[Rockhounds] Ancient Fossil Discovery Shows How South America and Africa Drifted Apart
Kreigh Tomaszewski
kreigh at gmail.com
Wed Jul 31 08:32:05 PDT 2024
A research team led by Southern Methodist University (SMU)
<https://scitechdaily.com/tag/southern-methodist-university/> has
discovered that ancient rocks and fossils of long-extinct marine reptiles
in Angola provide clear evidence of a crucial event in Earth’s history: the
separation of South America and Africa and the formation of the South
Atlantic Ocean.
With their easily visualized “jigsaw-puzzle fit,” it has long been known
that the western coast of Africa and the eastern coast of South America
once nestled together in the supercontinent Gondwana — which broke off from
the larger landmass of Pangea.
The research team says the southern coast of Angola, where they dug up the
samples, arguably provides the most complete geological record ever
recorded on land of the two continents moving apart and the opening of the
South Atlantic Ocean.

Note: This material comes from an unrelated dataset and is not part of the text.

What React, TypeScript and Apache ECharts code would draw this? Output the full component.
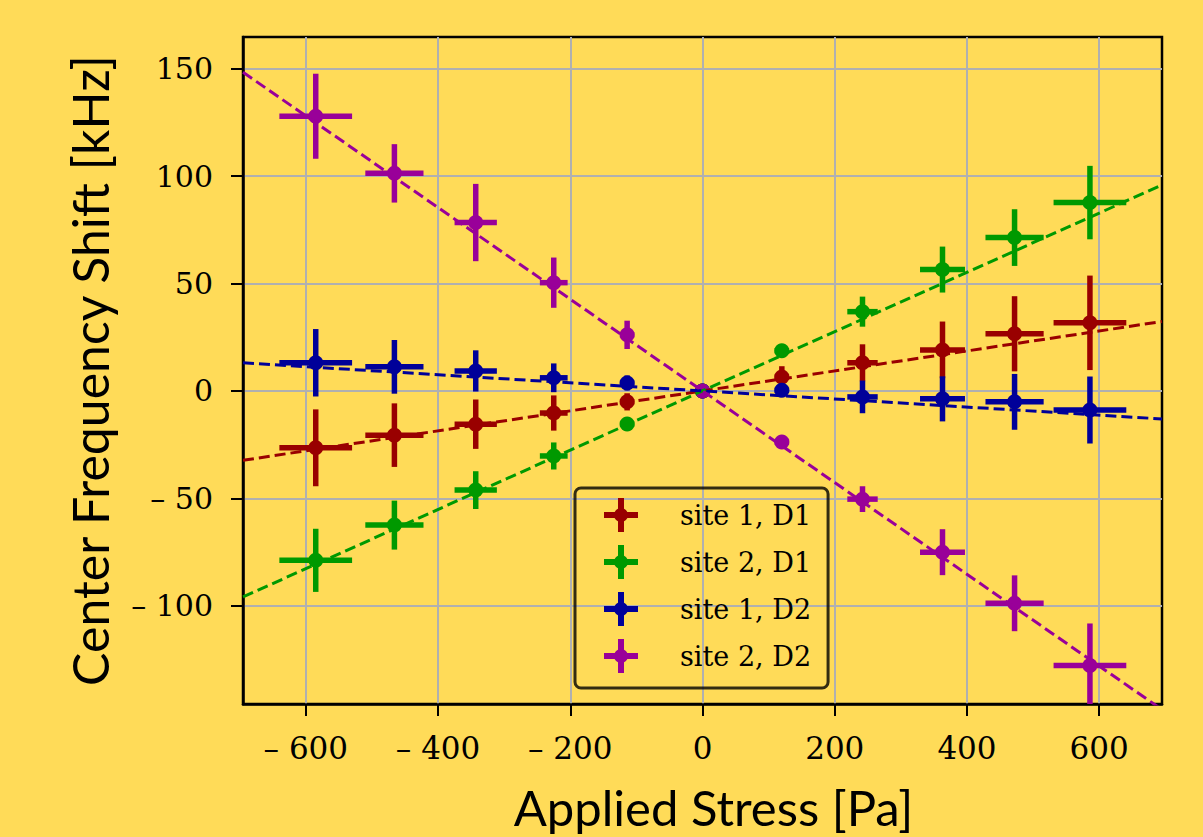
import React, { useEffect, useRef } from 'react';
import * as echarts from 'echarts';

// ---- data ----
const X_VALUES = [-585, -466, -343, -225, -114, 0, 120, 242, 363, 472, 586];
const X_ERR = [55, 44, 32, 21, 11, 0, 11, 23, 34, 44, 55];

const SERIES_NAMES = ['site 1, D1', 'site 2, D1', 'site 1, D2', 'site 2, D2'];
const SERIES_COLORS = ['#990000', '#009900', '#000099', '#990099'];

const S1D1_Y = [-26.5, -20.6, -15.5, -10.3, -5.1, 0, 6.5, 13.1, 19.1, 26.6, 31.7];
const S1D1_ERR = [17.9, 14.8, 11.5, 8.2, 4, 0, 5, 8.6, 13.2, 17.5, 22.0];

const S2D1_Y = [-78.9, -62.5, -46.2, -30.3, -15.4, 0, 18.7, 36.9, 56.5, 71.4, 87.7];
const S2D1_ERR = [14.7, 11.4, 8.8, 6.3, 3, 0, 3, 7, 10.7, 13.2, 17.1];

const S1D2_Y = [13.1, 11.2, 9.3, 6.1, 3.7, 0, 0.3, -2.8, -3.7, -5.1, -8.9];
const S1D2_ERR = [15.7, 12.5, 9.6, 6.7, 3.5, 0, 3, 7.6, 10.5, 13, 15.6];

const S2D2_Y = [127.9, 101.3, 78.4, 50.4, 26.1, 0, -23.8, -50.4, -75.1, -98.9, -127.9];
const S2D2_ERR = [19.8, 13.6, 18, 11.7, 6.6, 0, 3, 6, 10.7, 13, 19.6];

// fitted slopes (kHz / Pa), lines through origin
const FIT_SLOPES = [0.0465, 0.138, -0.0188, -0.2135];

const X_TICKS = [-600, -400, -200, 0, 200, 400, 600];
const Y_TICKS = [-100, -50, 0, 50, 100, 150];
const X_MIN = -695;
const X_MAX = 695;
const Y_MIN = -145.8;
const Y_MAX = 164.8;

const X_TITLE = 'Applied Stress [Pa]';
const Y_TITLE = 'Center Frequency Shift [kHz]';

const ALL_Y = [S1D1_Y, S2D1_Y, S1D2_Y, S2D2_Y];
const ALL_ERR = [S1D1_ERR, S2D1_ERR, S1D2_ERR, S2D2_ERR];

const BG = '#FFDB58';
const LEGEND_ICON =
  'path://M0,14H34V20H0Z M14,0H20V34H14Z M10,17A7,7 0 1,1 24,17A7,7 0 1,1 10,17Z';

const fmt = (v: number) => (v < 0 ? '\u2013 ' + Math.abs(v) : String(v));

function buildOption() {
  const series: any[] = [];
  SERIES_NAMES.forEach((name, i) => {
    const color = SERIES_COLORS[i];
    const data = X_VALUES.map((x, j) => [x, ALL_Y[i][j], X_ERR[j], ALL_ERR[i][j]]);
    series.push({
      type: 'custom',
      name,
      clip: true,
      itemStyle: { color },
      encode: { x: 0, y: 1 },
      data,
      renderItem: (params: any, api: any) => {
        const x = api.value(0);
        const y = api.value(1);
        const xe = api.value(2);
        const ye = api.value(3);
        const c = api.coord([x, y]);
        const l = api.coord([x - xe, y]);
        const r = api.coord([x + xe, y]);
        const t = api.coord([x, y + ye]);
        const b = api.coord([x, y - ye]);
        return {
          type: 'group',
          children: [
            {
              type: 'line',
              shape: { x1: l[0], y1: l[1], x2: r[0], y2: r[1] },
              style: { stroke: color, lineWidth: 5.5, lineCap: 'butt' },
            },
            {
              type: 'line',
              shape: { x1: b[0], y1: b[1], x2: t[0], y2: t[1] },
              style: { stroke: color, lineWidth: 5.5, lineCap: 'butt' },
            },
            {
              type: 'circle',
              shape: { cx: c[0], cy: c[1], r: 7.5 },
              style: { fill: color },
            },
          ],
        };
      },
    });
    const s = FIT_SLOPES[i];
    series.push({
      type: 'line',
      name: name + ' fit',
      showSymbol: false,
      symbol: 'none',
      clip: true,
      silent: true,
      lineStyle: { color, width: 3, type: [11, 5] },
      data: [
        [X_MIN, s * X_MIN],
        [X_MAX, s * X_MAX],
      ],
    });
  });

  return {
    animation: false,
    backgroundColor: BG,
    grid: {
      left: 243,
      top: 37,
      right: 41,
      bottom: 133,
      show: true,
      borderColor: '#000',
      borderWidth: 2.5,
      backgroundColor: 'transparent',
      outerBoundsMode: 'none',
    },
    legend: {
      data: SERIES_NAMES.map((n) => ({ name: n, icon: LEGEND_ICON })),
      orient: 'vertical',
      left: 575,
      top: 488,
      itemWidth: 34,
      itemHeight: 34,
      itemGap: 13,
      padding: [10, 17, 15, 29],
      borderColor: 'rgba(0,0,0,0.8)',
      borderWidth: 3,
      borderRadius: 6,
      backgroundColor: 'transparent',
      textStyle: {
        fontFamily: 'DejaVu Serif',
        fontSize: 27,
        color: '#000',
        padding: [0, 0, 0, 37],
      },
    },
    xAxis: {
      type: 'value',
      min: X_MIN,
      max: X_MAX,
      name: X_TITLE,
      nameLocation: 'middle',
      nameGap: 78,
      nameTextStyle: {
        fontFamily: 'Lato',
        fontSize: 49,
        color: '#000',
        padding: [0, 0, 0, 22],
      },
      axisLine: { show: true, onZero: false, lineStyle: { color: '#000', width: 2.5 } },
      axisTick: {
        show: true,
        inside: false,
        length: 12,
        customValues: X_TICKS,
        lineStyle: { color: '#000', width: 2 },
      },
      axisLabel: {
        customValues: X_TICKS,
        formatter: fmt,
        margin: 28,
        fontFamily: 'DejaVu Serif',
        fontSize: 31,
        color: '#000',
      },
      splitLine: { show: true, lineStyle: { color: '#b0b0b0', width: 2 } },
    },
    yAxis: {
      type: 'value',
      min: Y_MIN,
      max: Y_MAX,
      name: Y_TITLE,
      nameLocation: 'middle',
      nameGap: 128,
      nameRotate: 90,
      nameTextStyle: { fontFamily: 'Lato', fontSize: 50, color: '#000' },
      axisLine: { show: true, onZero: false, lineStyle: { color: '#000', width: 2.5 } },
      axisTick: {
        show: true,
        inside: false,
        length: 12,
        customValues: Y_TICKS,
        lineStyle: { color: '#000', width: 2 },
      },
      axisLabel: {
        customValues: Y_TICKS,
        formatter: fmt,
        margin: 30,
        fontFamily: 'DejaVu Serif',
        fontSize: 30,
        color: '#000',
      },
      splitLine: { show: true, lineStyle: { color: '#b0b0b0', width: 2 } },
    },
    series,
  };
}

export default function App() {
  const ref = useRef<HTMLDivElement>(null);
  useEffect(() => {
    if (!ref.current) return;
    const chart = echarts.init(ref.current, undefined, { renderer: 'svg' });
    chart.setOption(buildOption() as any);
    return () => chart.dispose();
  }, []);
  return (
    <div
      ref={ref}
      style={{ position: 'absolute', left: 0, top: 0, width: 1203, height: 837 }}
    />
  );
}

Rocks and fossils found date back from 130 million
years ago to 71 million years.
“There are places that you can go to in South America, for instance, where
you can see this part of the split or that part of it, but in Angola, it’s
all laid out in one place,” said Louis L. Jacobs, SMU professor emeritus of
Earth Sciences and president of ISEM. Jacobs is the lead author of a study
published in *The Geological Society, London, Special Publications*.
“Before this, there was not a place known to go and see the rocks on the
surface that really reflected the opening of the South Atlantic Ocean,
because they’re now in the ocean or eroded away,” Jacobs said.